If you are a health provider…
Get training to talk about sex. Issues such as contraception, abortion, sexuality or sexual dysfunction should not be optional topics you can decide not to deal with. If you strongly feel you can’t address them, ensure you have a colleague who is able to help your patients with their sexual health.

All of us can support campaigns to increase awareness of sexually transmitted infections
The last government led UK wide HIV/AIDS awareness media campaign was in 1993! Get your MP to support sexual health initiatives in your area. Lobby the government to increase funding and support for sexual health services within primary and secondary care – and the community.
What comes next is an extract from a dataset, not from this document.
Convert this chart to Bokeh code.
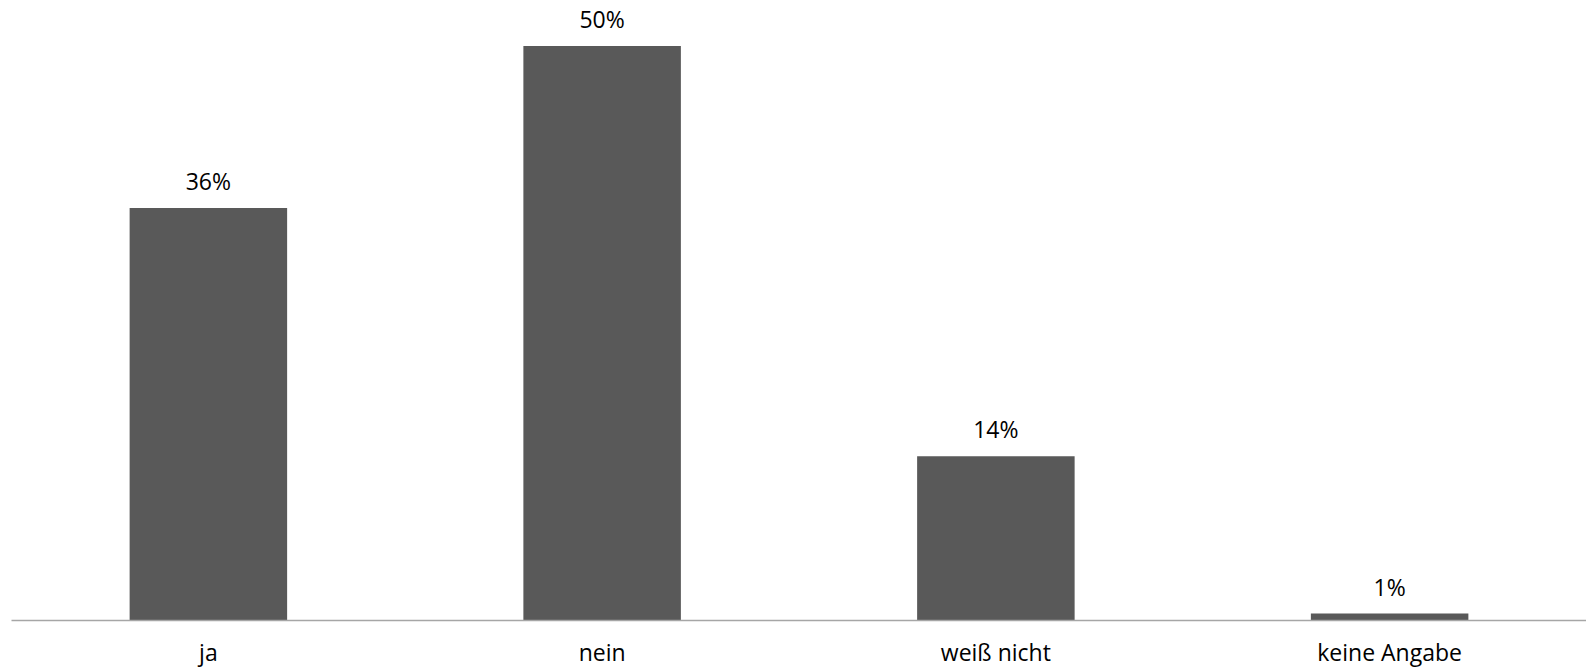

Sexual health is a global issue, so put pressure on our government and others to reduce poverty in developing countries, along with increasing education (sex and otherwise), free condoms, improved health services and access to said services.

If you are a researcher…
Many people in developing countries, or who are in at risk groups such as orphaned children who are HIV positive, are also being exploited by drug trials. We cannot allow those who are in less fortunate positions to be guinea pigs anymore, and can press for more information on these sex research scandals. Nor can we allow pharmaceutical companies with a vested interest in sex research to dominate the sexology agenda. We need independent sex studies to tell us about sexual health and functioning.

If you are working in the media…
You can do a whole lot to help. Stop thinking about sex as a ‘lite’ issue. Ensure you base your stories on high quality, accurate information. This doesn’t mean outdated scary statistics, it means talking to researchers, health care specialists and other trained professionals who can tell you about the latest information AND how to convey sex/ relationship messages. You can also expand your sex story sources by searching journals, talking to researchers and practitioners, or other sex professionals – from lap dancers to escorts to outreach workers. Don’t just read other magazine sex features and rewrite them.

Editors could do us all a big favour
Rather than dreaming up sex and relationship stories over dinner parties, or after watching TV shows or movies, why not consult with sex and relationship researchers/ therapists and ask them to tell you what the trends are? You could have stories based on real evidence – and I can guarantee they’ll be a whole lot more interesting, informative and erotic than your current crop of features.

If you’re working in TV or radio…
But particularly in TV, and you’re putting together a programme, don’t just get your most junior person to call round experts with a predetermined programme idea you expect them to conform to. Senior programme makers should talk direct to experts – and if the social scientists, medics or others tell you that your programme ideas aren’t accurate – how about listening – rather than having another Gillian McKeith, or Sex Inspectors situation on your hands?

For anyone who reads papers or magazines, listens to the radio, or watches TV…
You can campaign for better sex coverage. I’d estimate at least 80% of current sex and relationship content is outdated, incorrect, or plain nonsense. Complain if the media doesn’t meet your needs – and let editors and programme makers know what you want more of. Start asking for features and programmes that talk to all of us – regardless of age, income, religion, sexuality, ethnicity, health status or education. If you’re not being represented, start demanding that you are.

Sex education and advice is never supposed to be finger wagging and based on a load of ‘shoulds’. I’ve just broken that rule but I hope on this occasion you’ll forgive me! You can adapt and develop some of the suggestions above and make them work for you.

Have a happy, healthy, informed, and sexy New Year!